* Start *
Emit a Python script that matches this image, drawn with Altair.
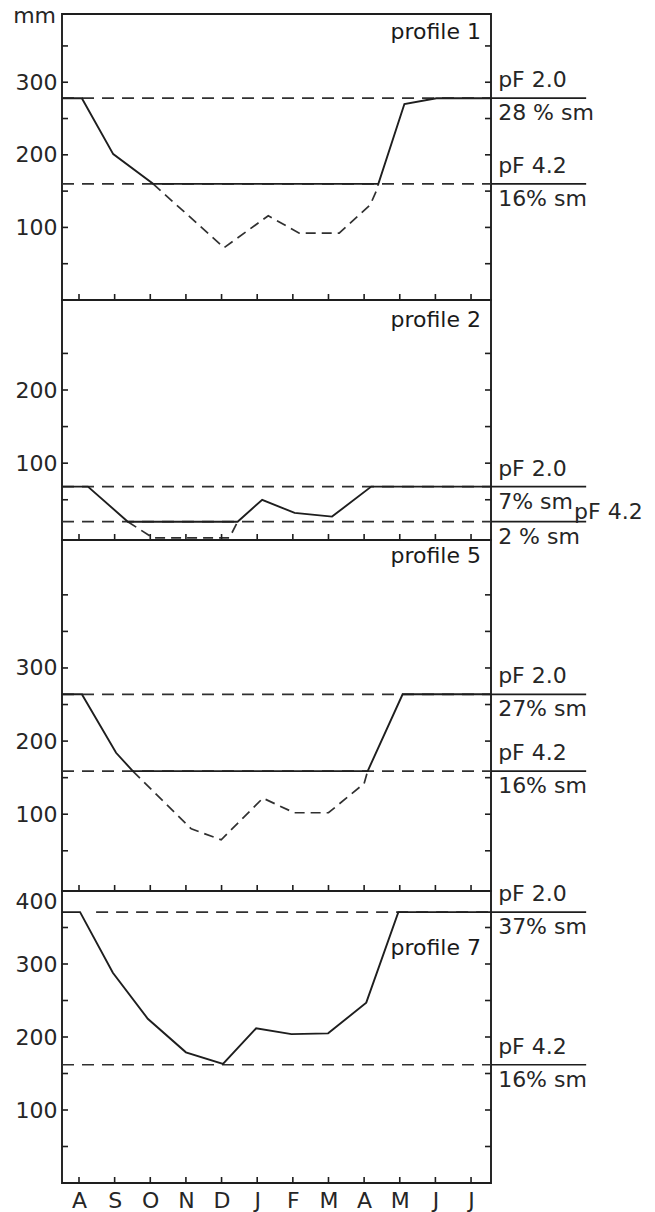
import json
import altair as alt
import pandas as pd

# ---------------- data ----------------
MONTHS = ["A", "S", "O", "N", "D", "J", "F", "M", "A", "M", "J", "J"]
MONTH_POS = list(range(12))
X_LEFT, X_RIGHT, X_EXT = -0.477, 11.56, 14.23
LABEL_X = 11.76

# profile 1
P1_LEVELS = [278, 160]
P1_START = [X_LEFT, X_LEFT]
P1_SOLID_X = [X_LEFT, 0.08, 0.96, 2.08, 8.40, 9.13, 10.03, X_RIGHT]
P1_SOLID_Y = [278, 278, 201, 160, 160, 270, 278, 278]
P1_DASH_X = [2.08, 4.07, 5.31, 6.18, 7.30, 8.17, 8.34, 8.40]
P1_DASH_Y = [160, 72, 116, 92, 92, 131, 150, 160]
P1_UPPER = ["pF 2.0", "pF 4.2"]
P1_LOWER = ["28 % sm", "16% sm"]

# profile 2
P2_LEVELS = [68, 20]
P2_START = [X_LEFT, X_LEFT]
P2_SOLID_X = [X_LEFT, 0.25, 1.37, 4.45, 5.14, 6.05, 7.10, 8.20, X_RIGHT]
P2_SOLID_Y = [68, 68, 20, 20, 50, 32, 27, 68, 68]
P2_DASH_X = [1.37, 2.07, 4.08, 4.22, 4.45]
P2_DASH_Y = [20, -2, -2, -2, 20]
P2_UPPER = ["pF 2.0"]
P2_LOWER = ["7% sm", "2 % sm"]
P2_INLINE = ["pF 4.2"]

# profile 5
P5_LEVELS = [264, 159]
P5_START = [X_LEFT, X_LEFT]
P5_SOLID_X = [X_LEFT, 0.08, 1.04, 1.51, 8.10, 9.08, X_RIGHT]
P5_SOLID_Y = [264, 264, 184, 159, 159, 264, 264]
P5_DASH_X = [1.51, 3.15, 3.99, 5.16, 6.04, 7.00, 8.00, 8.10]
P5_DASH_Y = [159, 80, 65, 122, 102, 102, 142, 159]
P5_UPPER = ["pF 2.0", "pF 4.2"]
P5_LOWER = ["27% sm", "16% sm"]

# profile 7
P7_LEVELS = [371, 162]
P7_START = [0.48, X_LEFT]
P7_SOLID_X = [X_LEFT, 0.03, 0.95, 1.93, 3.00, 4.04, 4.97, 5.96, 6.99, 8.06, 8.96, X_RIGHT]
P7_SOLID_Y = [371, 371, 288, 225, 179, 163, 212, 204, 205, 247, 371, 371]
P7_UPPER = ["pF 2.0", "pF 4.2"]
P7_LOWER = ["37% sm", "16% sm"]

# ---------------- style ----------------
FONT = "DejaVu Sans"
INK = "#1e1e1e"
TXT = "#262626"
FS = 22
W = 429
LABEL_EXPR = json.dumps(MONTHS) + "[datum.value]"


def panel(height, ydom, ylabels, ytop, levels, starts, sx, sy, dxs, dys,
          upper, lower, inline, profile, profile_y, bottom=False,
          flush=False, mm=False):
    xs = alt.Scale(domain=[X_LEFT, X_RIGHT], nice=False, zero=False)
    ys = alt.Scale(domain=ydom, nice=False, zero=False)
    if bottom:
        xaxis = alt.Axis(values=MONTH_POS, labelExpr=LABEL_EXPR, ticks=False,
                         domain=False, grid=False, labelPadding=7,
                         labelFontSize=FS, labelFont=FONT, labelColor=TXT,
                         labelFlush=False, labelOverlap=False, title=None)
    else:
        xaxis = None
    yaxis = alt.Axis(values=ylabels, ticks=False, domain=False, grid=False,
                     labelPadding=5, labelFontSize=FS, labelFont=FONT,
                     labelColor=TXT, labelFlush=flush, title=None)

    def X(f):
        return alt.X(f, type="quantitative", scale=xs, axis=xaxis)

    def Y(f):
        return alt.Y(f, type="quantitative", scale=ys, axis=yaxis)

    layers = []
    ref = pd.DataFrame({"x0": starts, "x1": [X_RIGHT] * len(levels), "y": levels})
    layers.append(alt.Chart(ref).mark_rule(color="#303030", strokeWidth=1.7,
                                           strokeDash=[12, 8]).encode(
        x=X("x0"), x2=alt.X2("x1"), y=Y("y")))
    ext = pd.DataFrame({"x0": [X_RIGHT] * len(levels), "x1": [X_EXT] * len(levels),
                        "y": levels})
    layers.append(alt.Chart(ext).mark_rule(color=INK, strokeWidth=1.7).encode(
        x=X("x0"), x2=alt.X2("x1"), y=Y("y")))
    if dxs:
        dd = pd.DataFrame({"x": dxs, "y": dys, "o": list(range(len(dxs)))})
        layers.append(alt.Chart(dd).mark_line(color="#303030", strokeWidth=1.7,
                                              strokeDash=[10, 6]).encode(
            x=X("x"), y=Y("y"), order="o:Q"))
    sd = pd.DataFrame({"x": sx, "y": sy, "o": list(range(len(sx)))})
    layers.append(alt.Chart(sd).mark_line(color=INK, strokeWidth=1.9).encode(
        x=X("x"), y=Y("y"), order="o:Q"))

    yt = pd.DataFrame({"v": list(range(50, ytop + 1, 50))})
    layers.append(alt.Chart(yt).mark_rule(color=INK, strokeWidth=1.6).encode(
        y=Y("v"), x=alt.value(0), x2=alt.value(6)))
    layers.append(alt.Chart(yt).mark_rule(color=INK, strokeWidth=1.6).encode(
        y=Y("v"), x=alt.value(W - 6), x2=alt.value(W)))
    xt = pd.DataFrame({"m": MONTH_POS})
    layers.append(alt.Chart(xt).mark_rule(color=INK, strokeWidth=1.6).encode(
        x=X("m"), y=alt.value(height), y2=alt.value(height - 6)))

    def texts(items, dy, x=LABEL_X):
        d = pd.DataFrame(items, columns=["t", "y"])
        d["x"] = x
        return alt.Chart(d).mark_text(align="left", baseline="alphabetic", dy=dy,
                                      font=FONT, fontSize=FS, color=TXT).encode(
            x=X("x"), y=Y("y"), text="t:N")

    if upper:
        lv = levels if len(upper) == len(levels) else levels[:len(upper)]
        layers.append(texts(list(zip(upper, lv)), -11))
    layers.append(texts(list(zip(lower, levels)), 22))
    if inline:
        layers.append(texts(list(zip(inline, levels[1:])), -3, x=13.89))

    pl = pd.DataFrame({"t": [profile], "x": [X_RIGHT], "y": [profile_y]})
    layers.append(alt.Chart(pl).mark_text(align="right", baseline="alphabetic",
                                          dx=-10, font=FONT, fontSize=FS,
                                          color="#1a1a1a").encode(
        x=X("x"), y=Y("y"), text="t:N"))
    if mm:
        md = pd.DataFrame({"t": ["mm"], "x": [X_LEFT], "y": [ydom[1]]})
        layers.append(alt.Chart(md).mark_text(align="right", baseline="alphabetic",
                                              dx=-6, dy=9, font=FONT,
                                              fontSize=FS, color=TXT).encode(
            x=X("x"), y=Y("y"), text="t:N"))
    return alt.layer(*layers).properties(width=W, height=height)


p1 = panel(286, [0, 394], [100, 200, 300], 350, P1_LEVELS, P1_START,
           P1_SOLID_X, P1_SOLID_Y, P1_DASH_X, P1_DASH_Y, P1_UPPER, P1_LOWER,
           None, "profile 1", 360, mm=True)
p2 = panel(240, [-5, 323], [100, 200], 250, P2_LEVELS, P2_START,
           P2_SOLID_X, P2_SOLID_Y, P2_DASH_X, P2_DASH_Y, P2_UPPER, P2_LOWER,
           P2_INLINE, "profile 2", 286)
p5 = panel(351, [-5, 475], [100, 200, 300], 400, P5_LEVELS, P5_START,
           P5_SOLID_X, P5_SOLID_Y, P5_DASH_X, P5_DASH_Y, P5_UPPER, P5_LOWER,
           None, "profile 5", 444)
p7 = panel(292, [0, 400], [100, 200, 300, 400], 350, P7_LEVELS, P7_START,
           P7_SOLID_X, P7_SOLID_Y, None, None, P7_UPPER, P7_LOWER,
           None, "profile 7", 312, bottom=True, flush=True)

chart = alt.vconcat(p1, p2, p5, p7, spacing=0, bounds="flush").properties(
    padding={"left": 12, "top": 4, "right": 5, "bottom": 0}
).configure_view(stroke=INK, strokeWidth=1.9)

chart.save("out.html", embed_options={"renderer": "svg", "actions": False})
* End *
▶ **EXERCISE DESCRIPTION**
Leave out the pictures, then repeat the listing above exactly from its first line to the line with "LABEL_X = 11.76", inclusive.

▶ **COMPLETE OUTPUT**
Emit a Python script that matches this image, drawn with Altair.
import json
import altair as alt
import pandas as pd

# ---------------- data ----------------
MONTHS = ["A", "S", "O", "N", "D", "J", "F", "M", "A", "M", "J", "J"]
MONTH_POS = list(range(12))
X_LEFT, X_RIGHT, X_EXT = -0.477, 11.56, 14.23
LABEL_X = 11.76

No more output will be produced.